What you need to know about the Washington state primary

  • 8 years ago
The Ballot: More than four million voters received a single ballot in the mail this month with both Republican and Democratic candidates. In order for the ballot to be valid and counted, voters can only pick one party and vote for one candidate. Election Night: Ballots must be postmarked Tuesday or dropped in an elections dropbox by 8 p.m. Tuesday. The state’s 39 counties will begin reporting numbers after 8 p.m. Tuesday. How Republican delegates are allocated: State Republicans will send 44 delegates to the July national convention. 30 will be allocated based on candidate percentages in the congressional districts - three per district.

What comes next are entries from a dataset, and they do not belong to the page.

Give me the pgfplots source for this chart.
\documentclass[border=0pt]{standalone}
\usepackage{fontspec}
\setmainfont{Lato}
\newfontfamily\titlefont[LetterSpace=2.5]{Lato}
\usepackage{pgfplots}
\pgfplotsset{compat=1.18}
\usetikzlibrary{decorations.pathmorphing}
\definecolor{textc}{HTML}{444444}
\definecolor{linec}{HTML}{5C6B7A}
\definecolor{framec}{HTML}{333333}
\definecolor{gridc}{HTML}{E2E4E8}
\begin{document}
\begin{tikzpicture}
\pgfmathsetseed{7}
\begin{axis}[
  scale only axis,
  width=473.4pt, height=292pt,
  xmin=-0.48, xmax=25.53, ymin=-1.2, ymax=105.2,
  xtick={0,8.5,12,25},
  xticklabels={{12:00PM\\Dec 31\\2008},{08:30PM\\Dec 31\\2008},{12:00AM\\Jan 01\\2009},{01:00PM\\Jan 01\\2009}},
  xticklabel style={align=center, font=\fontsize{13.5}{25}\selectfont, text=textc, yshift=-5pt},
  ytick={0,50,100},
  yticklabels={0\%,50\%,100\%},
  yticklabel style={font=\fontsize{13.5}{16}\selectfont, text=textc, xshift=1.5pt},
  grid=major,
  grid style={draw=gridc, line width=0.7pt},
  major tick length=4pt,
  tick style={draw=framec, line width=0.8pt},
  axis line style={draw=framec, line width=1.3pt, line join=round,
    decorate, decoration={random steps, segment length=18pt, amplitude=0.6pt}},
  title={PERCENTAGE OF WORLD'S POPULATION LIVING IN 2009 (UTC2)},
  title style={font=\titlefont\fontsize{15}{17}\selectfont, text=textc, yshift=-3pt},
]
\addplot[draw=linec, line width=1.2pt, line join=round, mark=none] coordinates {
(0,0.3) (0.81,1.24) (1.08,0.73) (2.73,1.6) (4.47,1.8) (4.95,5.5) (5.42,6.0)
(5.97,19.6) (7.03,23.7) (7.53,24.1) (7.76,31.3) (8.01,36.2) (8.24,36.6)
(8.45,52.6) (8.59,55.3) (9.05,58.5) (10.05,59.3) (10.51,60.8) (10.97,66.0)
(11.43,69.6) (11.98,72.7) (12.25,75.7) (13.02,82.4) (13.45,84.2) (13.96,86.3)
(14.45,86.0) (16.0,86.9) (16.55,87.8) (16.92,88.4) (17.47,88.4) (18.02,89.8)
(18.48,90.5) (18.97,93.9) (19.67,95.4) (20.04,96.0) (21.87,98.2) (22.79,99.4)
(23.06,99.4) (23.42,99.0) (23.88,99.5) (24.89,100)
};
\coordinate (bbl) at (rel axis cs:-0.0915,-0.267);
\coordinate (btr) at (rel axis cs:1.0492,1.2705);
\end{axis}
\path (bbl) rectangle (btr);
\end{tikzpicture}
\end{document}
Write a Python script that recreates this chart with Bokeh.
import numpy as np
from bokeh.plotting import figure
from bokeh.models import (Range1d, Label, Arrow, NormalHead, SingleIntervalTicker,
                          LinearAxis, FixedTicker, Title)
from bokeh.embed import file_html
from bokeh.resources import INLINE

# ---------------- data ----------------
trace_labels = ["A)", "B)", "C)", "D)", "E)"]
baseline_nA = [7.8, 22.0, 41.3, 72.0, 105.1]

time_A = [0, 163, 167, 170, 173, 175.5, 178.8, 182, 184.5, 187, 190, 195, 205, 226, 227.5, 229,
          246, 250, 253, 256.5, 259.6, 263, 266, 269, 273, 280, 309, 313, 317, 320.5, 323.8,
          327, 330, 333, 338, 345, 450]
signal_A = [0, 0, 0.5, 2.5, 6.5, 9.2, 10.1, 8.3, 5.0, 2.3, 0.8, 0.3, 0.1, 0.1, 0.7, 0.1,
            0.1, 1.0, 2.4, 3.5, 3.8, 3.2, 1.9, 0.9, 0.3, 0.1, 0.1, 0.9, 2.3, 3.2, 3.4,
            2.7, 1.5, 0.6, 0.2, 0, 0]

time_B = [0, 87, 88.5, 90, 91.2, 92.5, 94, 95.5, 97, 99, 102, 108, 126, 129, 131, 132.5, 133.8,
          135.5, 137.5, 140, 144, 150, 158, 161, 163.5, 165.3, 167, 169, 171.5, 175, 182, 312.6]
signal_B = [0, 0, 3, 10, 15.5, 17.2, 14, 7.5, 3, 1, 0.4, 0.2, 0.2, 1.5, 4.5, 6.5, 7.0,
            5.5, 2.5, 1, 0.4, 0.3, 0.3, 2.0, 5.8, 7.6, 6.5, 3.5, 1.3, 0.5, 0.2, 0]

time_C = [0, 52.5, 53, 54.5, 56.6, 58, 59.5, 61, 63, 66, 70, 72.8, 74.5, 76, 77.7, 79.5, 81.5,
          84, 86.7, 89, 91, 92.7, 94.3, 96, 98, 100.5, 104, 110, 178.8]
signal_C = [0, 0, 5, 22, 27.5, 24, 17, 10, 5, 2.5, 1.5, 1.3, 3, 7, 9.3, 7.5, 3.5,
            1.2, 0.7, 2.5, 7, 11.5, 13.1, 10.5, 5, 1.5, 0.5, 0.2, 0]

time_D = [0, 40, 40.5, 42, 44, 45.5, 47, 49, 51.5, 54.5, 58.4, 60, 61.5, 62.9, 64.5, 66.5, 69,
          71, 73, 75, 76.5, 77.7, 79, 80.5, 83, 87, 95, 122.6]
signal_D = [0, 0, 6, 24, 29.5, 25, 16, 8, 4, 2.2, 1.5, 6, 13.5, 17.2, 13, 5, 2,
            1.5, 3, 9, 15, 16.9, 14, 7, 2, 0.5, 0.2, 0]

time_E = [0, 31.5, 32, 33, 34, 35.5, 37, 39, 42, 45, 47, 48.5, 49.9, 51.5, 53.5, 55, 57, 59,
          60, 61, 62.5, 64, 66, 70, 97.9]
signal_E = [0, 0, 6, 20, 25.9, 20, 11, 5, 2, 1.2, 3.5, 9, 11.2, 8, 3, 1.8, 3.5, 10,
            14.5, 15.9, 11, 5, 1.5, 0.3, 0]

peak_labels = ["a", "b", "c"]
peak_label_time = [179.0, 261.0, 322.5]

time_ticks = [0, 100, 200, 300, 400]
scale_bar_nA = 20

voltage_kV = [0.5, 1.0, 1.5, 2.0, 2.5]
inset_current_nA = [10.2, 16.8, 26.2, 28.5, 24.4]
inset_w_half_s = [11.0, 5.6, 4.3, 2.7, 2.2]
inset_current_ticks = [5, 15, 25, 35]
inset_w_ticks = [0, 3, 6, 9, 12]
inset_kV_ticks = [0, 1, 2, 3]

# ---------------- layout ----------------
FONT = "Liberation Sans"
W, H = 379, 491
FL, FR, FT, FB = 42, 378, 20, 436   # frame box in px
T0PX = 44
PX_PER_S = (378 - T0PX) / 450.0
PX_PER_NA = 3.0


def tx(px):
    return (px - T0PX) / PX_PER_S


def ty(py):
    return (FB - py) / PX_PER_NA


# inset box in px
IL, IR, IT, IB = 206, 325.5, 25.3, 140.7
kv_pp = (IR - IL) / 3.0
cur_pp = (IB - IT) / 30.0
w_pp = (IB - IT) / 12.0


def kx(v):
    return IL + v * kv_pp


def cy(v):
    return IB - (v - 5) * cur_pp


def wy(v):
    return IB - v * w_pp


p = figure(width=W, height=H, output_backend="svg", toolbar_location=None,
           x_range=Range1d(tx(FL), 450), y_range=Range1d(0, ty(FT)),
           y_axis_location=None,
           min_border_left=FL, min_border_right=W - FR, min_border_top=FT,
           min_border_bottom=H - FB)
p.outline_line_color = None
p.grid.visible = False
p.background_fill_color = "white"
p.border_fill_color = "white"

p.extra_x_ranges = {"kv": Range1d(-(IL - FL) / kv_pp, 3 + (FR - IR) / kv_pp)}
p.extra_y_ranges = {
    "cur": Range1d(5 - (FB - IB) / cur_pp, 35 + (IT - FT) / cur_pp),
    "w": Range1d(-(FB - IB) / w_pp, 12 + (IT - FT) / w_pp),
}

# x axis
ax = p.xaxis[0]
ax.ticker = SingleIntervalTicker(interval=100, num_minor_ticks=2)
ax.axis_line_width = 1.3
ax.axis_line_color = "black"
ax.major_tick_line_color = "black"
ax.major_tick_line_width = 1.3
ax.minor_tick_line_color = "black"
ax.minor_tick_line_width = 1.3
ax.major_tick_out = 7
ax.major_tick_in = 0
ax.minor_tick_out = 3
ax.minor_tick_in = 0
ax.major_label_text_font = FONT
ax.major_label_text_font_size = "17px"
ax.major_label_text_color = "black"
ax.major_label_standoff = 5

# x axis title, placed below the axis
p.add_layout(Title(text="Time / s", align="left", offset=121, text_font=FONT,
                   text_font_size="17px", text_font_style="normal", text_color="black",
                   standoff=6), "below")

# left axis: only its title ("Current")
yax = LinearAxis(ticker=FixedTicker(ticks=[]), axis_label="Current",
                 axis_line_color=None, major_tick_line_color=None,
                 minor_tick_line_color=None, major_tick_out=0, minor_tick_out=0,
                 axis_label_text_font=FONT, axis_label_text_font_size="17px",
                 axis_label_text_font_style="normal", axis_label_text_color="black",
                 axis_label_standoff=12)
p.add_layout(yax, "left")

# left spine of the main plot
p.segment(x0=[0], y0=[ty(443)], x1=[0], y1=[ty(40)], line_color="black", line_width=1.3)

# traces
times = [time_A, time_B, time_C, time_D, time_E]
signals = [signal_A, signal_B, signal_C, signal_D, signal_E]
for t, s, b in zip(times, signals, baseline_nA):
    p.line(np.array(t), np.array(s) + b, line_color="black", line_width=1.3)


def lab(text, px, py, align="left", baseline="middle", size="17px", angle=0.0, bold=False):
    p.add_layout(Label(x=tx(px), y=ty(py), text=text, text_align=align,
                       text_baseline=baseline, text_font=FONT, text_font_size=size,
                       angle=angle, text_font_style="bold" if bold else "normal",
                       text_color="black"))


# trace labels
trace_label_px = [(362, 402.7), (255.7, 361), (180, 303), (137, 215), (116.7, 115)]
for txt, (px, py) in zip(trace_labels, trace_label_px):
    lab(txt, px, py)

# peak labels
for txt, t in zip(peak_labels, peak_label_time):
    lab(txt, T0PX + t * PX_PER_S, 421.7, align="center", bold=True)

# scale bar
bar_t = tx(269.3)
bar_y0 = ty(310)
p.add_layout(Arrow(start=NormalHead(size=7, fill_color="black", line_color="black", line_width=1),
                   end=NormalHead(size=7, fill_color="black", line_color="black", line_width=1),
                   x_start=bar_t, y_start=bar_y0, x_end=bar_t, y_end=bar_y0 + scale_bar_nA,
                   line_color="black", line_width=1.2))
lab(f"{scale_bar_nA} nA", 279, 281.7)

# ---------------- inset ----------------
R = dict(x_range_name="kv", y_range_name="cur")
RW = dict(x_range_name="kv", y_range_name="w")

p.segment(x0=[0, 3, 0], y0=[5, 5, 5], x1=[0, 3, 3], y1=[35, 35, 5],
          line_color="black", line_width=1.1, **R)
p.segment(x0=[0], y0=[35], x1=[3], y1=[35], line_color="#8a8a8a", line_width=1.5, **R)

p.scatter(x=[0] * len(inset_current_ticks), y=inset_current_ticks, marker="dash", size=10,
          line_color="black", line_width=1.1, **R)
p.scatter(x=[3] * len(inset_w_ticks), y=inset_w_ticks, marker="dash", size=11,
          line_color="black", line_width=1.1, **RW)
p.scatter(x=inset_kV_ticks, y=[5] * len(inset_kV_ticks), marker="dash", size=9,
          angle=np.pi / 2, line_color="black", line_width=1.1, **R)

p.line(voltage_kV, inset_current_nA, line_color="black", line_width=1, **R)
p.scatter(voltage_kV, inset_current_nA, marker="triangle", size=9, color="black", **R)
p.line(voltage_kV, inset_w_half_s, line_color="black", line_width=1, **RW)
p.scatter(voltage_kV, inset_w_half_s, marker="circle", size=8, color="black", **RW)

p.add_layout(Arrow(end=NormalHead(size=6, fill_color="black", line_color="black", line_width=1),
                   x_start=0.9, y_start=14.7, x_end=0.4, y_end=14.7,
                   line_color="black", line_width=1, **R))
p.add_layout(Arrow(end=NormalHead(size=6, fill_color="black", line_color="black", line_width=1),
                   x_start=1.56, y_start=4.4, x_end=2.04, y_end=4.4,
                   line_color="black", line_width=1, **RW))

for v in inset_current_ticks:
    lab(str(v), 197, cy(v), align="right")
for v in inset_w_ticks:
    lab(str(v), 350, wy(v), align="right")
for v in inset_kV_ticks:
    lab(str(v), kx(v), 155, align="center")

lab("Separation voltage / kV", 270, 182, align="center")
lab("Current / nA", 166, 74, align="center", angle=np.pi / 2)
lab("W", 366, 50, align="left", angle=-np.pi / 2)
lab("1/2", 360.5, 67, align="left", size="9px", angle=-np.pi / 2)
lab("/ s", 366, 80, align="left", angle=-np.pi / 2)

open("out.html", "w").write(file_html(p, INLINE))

If a candidate gets more than 50 percent of the vote in a district, they get all three. If no candidate gets more than 50 percent and two candidates get more than 20 percent, the one with most gets two delegates. What Democrats do: Democrats ignore the results of the primary, instead allocating their delegates based on the state party’s caucus system. Sanders won the district caucuses on March 26. Following results of this past weekend’s congressional district caucuses, 74 delegates will go to Sanders and 27 to Clinton. Washington Democrats will send 17 superdelegates to the national convention. Why hold a primary if only one party uses the results and only one Republican candidate remains? State law requires the primary be held on the fourth Tuesday in May of a presidential year unless the Legislature cancels it. The Republican field was still crowded when the Legislature adjourned mid-April this year, so lawmakers would have to hold a special session to cancel the election.